The selection operator ([ ... ]) allows to select tuples from a set or relation which satisfy a certain condition. The general format of this operator is

  operand [ expression ]
where operand is a set or a relation, and expression is any boolean expression. The boolean expression can refer to the entity in the first column of the operand as &0, to the entity in the second column as &1, and so on. The expression will be evaluated for every tuple in the operand and the operator will return a relation or set containing only those tuples for which the expression evaluated to true.

References to column content (e.g. &0, &1 and so on) are treated as strings inside the selection bracket; this might lead to expressions evaluating to unexpected values. For example, &0 + 1 is string concatenation and not addition even if &0 does contain a numeric value for some tuples.

The second form of the selection operator is:

  operand [ relname expression1 expression2 ... ]
In this form, operand is again a set or a relation, relname is a name of a relation, and expression1, expression2 and so on are expression evaluating to scalars. In this case, the values of expression1, expression2 and so on will be evaluated for every tuple in the operand, and the set or relation returned by the operator will contain only those tuples for which there existed a tuple in relation relname with the values to which the expressions evaluated.

The following examples demonstrate the use of the first form of the selection operator:

>> map = {1} X {"one"} + {2} X {"two"} + {3} X {"three"}
>> map [&0 == 1]
1 one
>> map [&0 > 1]
2 two
3 three
>> map [&1 =~ ".*e"]
1 one
3 three
This example shows the second form of the selection operator.
>> big_map
1 one 0x1
2 two 0x2
3 three 0x3
>> key
1 one 0x1
>> big_map [key &0 &1 &2]
1 one 0x1


[top]

Output redirection operators

The output redirection operators redirect new (>>) and redirect append (>>>) mimic I/O redirection abilities of operating system shells and allow the output of a command that would normally go to the screen to be redirected to a file, either overwriting the existing file (if any) in case of redirect new, or appending to the existing file in case of redirect append.

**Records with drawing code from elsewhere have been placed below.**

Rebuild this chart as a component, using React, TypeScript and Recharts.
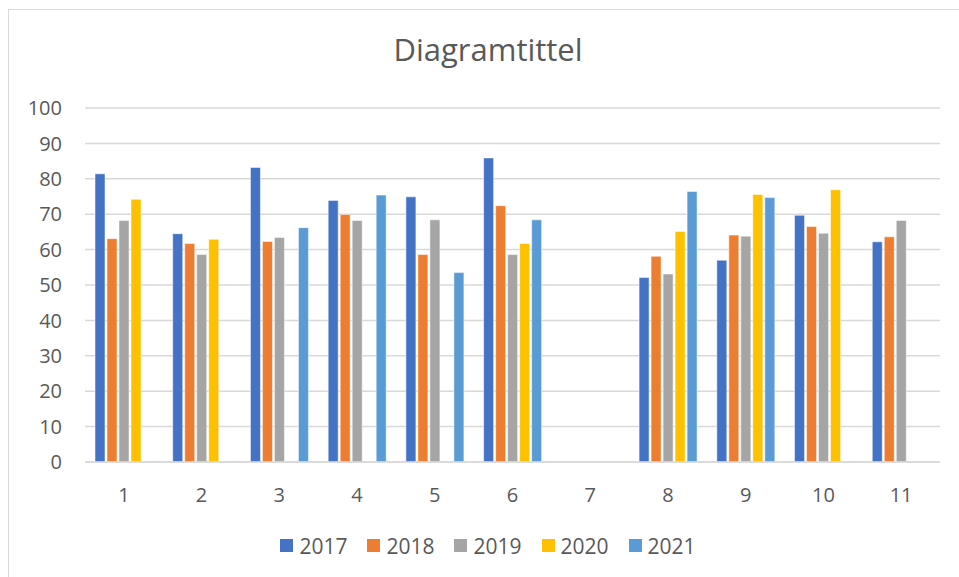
import React from 'react';
import { BarChart, Bar, XAxis, YAxis, CartesianGrid, Legend } from 'recharts';

const categories = ['1', '2', '3', '4', '5', '6', '7', '8', '9', '10', '11'];
const s2017: (number | null)[] = [81.4, 64.5, 83.2, 73.9, 74.9, 85.9, null, 52.1, 57.0, 69.7, 62.2];
const s2018: (number | null)[] = [63.1, 61.7, 62.3, 69.9, 58.6, 72.4, null, 58.1, 64.1, 66.5, 63.6];
const s2019: (number | null)[] = [68.2, 58.6, 63.4, 68.2, 68.4, 58.6, null, 53.1, 63.8, 64.6, 68.2];
const s2020: (number | null)[] = [74.2, 62.9, null, null, null, 61.7, null, 65.1, 75.6, 76.9, null];
const s2021: (number | null)[] = [null, null, 66.2, 75.4, 53.5, 68.4, null, 76.4, 74.7, null, null];
const yTicks = [0, 10, 20, 30, 40, 50, 60, 70, 80, 90, 100];
const seriesNames = ['2017', '2018', '2019', '2020', '2021'];
const colors = ['#4472C4', '#ED7D31', '#A5A5A5', '#FFC000', '#5B9BD5'];

const data = categories.map((c, i) => ({
  cat: c,
  '2017': s2017[i],
  '2018': s2018[i],
  '2019': s2019[i],
  '2020': s2020[i],
  '2021': s2021[i],
}));

const FONT = '"Open Sans", sans-serif';
const TXT = '#595959';

const renderLegend = () => (
  <div style={{ display: 'flex', justifyContent: 'center', alignItems: 'center', fontFamily: FONT, fontSize: 21, color: TXT, height: 27 }}>
    {seriesNames.map((n, i) => (
      <div key={n} style={{ display: 'flex', alignItems: 'center', marginRight: i < seriesNames.length - 1 ? 20 : 0 }}>
        <div style={{ width: 13, height: 13, background: colors[i], marginRight: 6 }} />
        <span>{n}</span>
      </div>
    ))}
  </div>
);

export default function App() {
  return (
    <div style={{ position: 'absolute', left: 0, top: 0, width: 959, height: 577, background: '#fff' }}>
      <div style={{ position: 'absolute', left: 8, top: 9, width: 980, height: 600, borderLeft: '1px solid #d9d9d9', borderTop: '1px solid #d9d9d9' }} />
      <div style={{ position: 'absolute', left: 288, top: 27, width: 400, textAlign: 'center', fontFamily: FONT, fontSize: 31, color: TXT, lineHeight: '44px' }}>
        Diagramtittel
      </div>
      <div style={{ position: 'absolute', left: 0, top: 0 }}>
        <BarChart
          width={959}
          height={577}
          data={data}
          margin={{ top: 108, right: 19, bottom: 0, left: 25 }}
          barCategoryGap={10}
          barGap={2}
        >
          <CartesianGrid vertical={false} stroke="#d9d9d9" strokeWidth={1.5} />
          <XAxis
            dataKey="cat"
            axisLine={{ stroke: '#d9d9d9', strokeWidth: 1.5 }}
            tickLine={false}
            tickSize={0}
            tickMargin={26}
            height={88}
            tick={{ fill: TXT, fontSize: 20, fontFamily: FONT }}
          />
          <YAxis
            domain={[0, 100]}
            ticks={yTicks}
            axisLine={false}
            tickLine={false}
            tickSize={0}
            tickMargin={23}
            width={60}
            interval={0}
            tick={{ fill: TXT, fontSize: 20, fontFamily: FONT }}
          />
          <Legend content={renderLegend} wrapperStyle={{ position: 'absolute', top: 532, left: 0, width: 976 }} />
          {seriesNames.map((n, i) => (
            <Bar key={n} dataKey={n} fill={colors[i]} stroke="#ffffff" strokeOpacity={0.5} strokeWidth={1} isAnimationActive={false} />
          ))}
        </BarChart>
      </div>
    </div>
  );
}
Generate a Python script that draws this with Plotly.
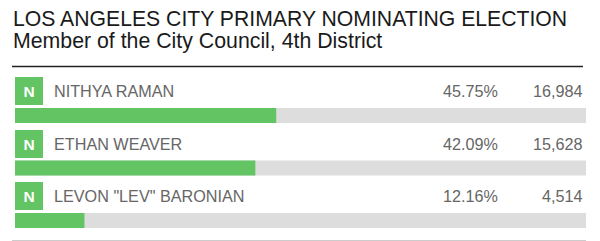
import plotly.graph_objects as go

title = "LOS ANGELES CITY PRIMARY NOMINATING ELECTION"
subtitle = "Member of the City Council, 4th District"
candidates = ["NITHYA RAMAN", "ETHAN WEAVER", 'LEVON "LEV" BARONIAN']
parties = ["N", "N", "N"]
percents = [45.75, 42.09, 12.16]
votes = [16984, 15628, 4514]

GREEN = "#62C462"
GRAY_BAR = "#DDDDDD"
W, H = 600, 241

fig = go.Figure()
fig.add_trace(go.Bar(
    y=candidates, x=[100] * len(candidates), orientation="h",
    marker=dict(color=GRAY_BAR, line=dict(width=0)), width=15 / 52.5,
    hoverinfo="skip", showlegend=False))
fig.add_trace(go.Bar(
    y=candidates, x=percents, orientation="h",
    marker=dict(color=GREEN, line=dict(width=0)), width=15 / 52.5,
    hoverinfo="skip", showlegend=False))

annotations = [
    dict(text=title, xref="paper", yref="paper", x=11 / W, y=1 - 19 / H,
         xanchor="left", yanchor="middle", showarrow=False,
         font=dict(family="Liberation Sans, Arial", size=21.2, color="#1a1a1a")),
    dict(text=subtitle, xref="paper", yref="paper", x=11 / W, y=1 - 41 / H,
         xanchor="left", yanchor="middle", showarrow=False,
         font=dict(family="Liberation Sans, Arial", size=21.3, color="#1a1a1a")),
]
for name, p, pct, v in zip(candidates, parties, percents, votes):
    annotations.append(dict(
        text="<b>" + p + "</b>", xref="paper", yref="y", x=15 / W, y=name,
        xanchor="left", yanchor="middle", yshift=24.5, showarrow=False,
        bgcolor=GREEN, width=28, height=28, borderpad=0, borderwidth=0,
        align="center", valign="middle",
        font=dict(family="Liberation Sans, Arial", size=15.5, color="white")))
    annotations.append(dict(
        text=name, xref="paper", yref="y", x=52 / W, y=name,
        xanchor="left", yanchor="middle", yshift=24.5, showarrow=False,
        font=dict(family="Liberation Sans, Arial", size=16.2, color="#666666")))
    annotations.append(dict(
        text=f"{pct:.2f}%", xref="paper", yref="y", x=500 / W, y=name,
        xanchor="right", yanchor="middle", yshift=24.5, showarrow=False,
        font=dict(family="Liberation Sans, Arial", size=16.2, color="#666666")))
    annotations.append(dict(
        text=f"{v:,}", xref="paper", yref="y", x=585 / W, y=name,
        xanchor="right", yanchor="middle", yshift=24.5, showarrow=False,
        font=dict(family="Liberation Sans, Arial", size=16.2, color="#666666")))

shapes = [
    dict(type="line", xref="paper", yref="paper", x0=12 / W, x1=583 / W,
         y0=1 - 66.5 / H, y1=1 - 66.5 / H, line=dict(color="#222222", width=1.5)),
    dict(type="line", xref="paper", yref="paper", x0=12 / W, x1=586 / W,
         y0=1 - 240.5 / H, y1=1 - 240.5 / H, line=dict(color="#cccccc", width=1)),
]

fig.update_layout(
    width=W, height=H, margin=dict(l=0, r=0, t=0, b=0),
    paper_bgcolor="white", plot_bgcolor="white", barmode="overlay",
    xaxis=dict(domain=[15 / W, 586 / W], range=[0, 100], visible=False, fixedrange=True),
    yaxis=dict(type="category", categoryarray=candidates, categoryorder="array",
               range=[(241 - 115.5) / 52.5, -115.5 / 52.5], visible=False, fixedrange=True),
    annotations=annotations, shapes=shapes,
)

fig.write_html("out.html", config={"displayModeBar": False})
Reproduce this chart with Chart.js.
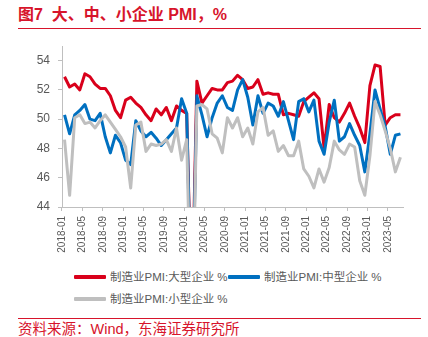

The syntax for redirection operators is as follows:

command >> string
In this case, command is any JGrok command, and string is a string specifying the output file. The string must specify the file either as an absolute pathname, or as a relative pathname from current directory; the string does not undergo tilde expansion or any other kind of expansion that operating system shells commonly perform.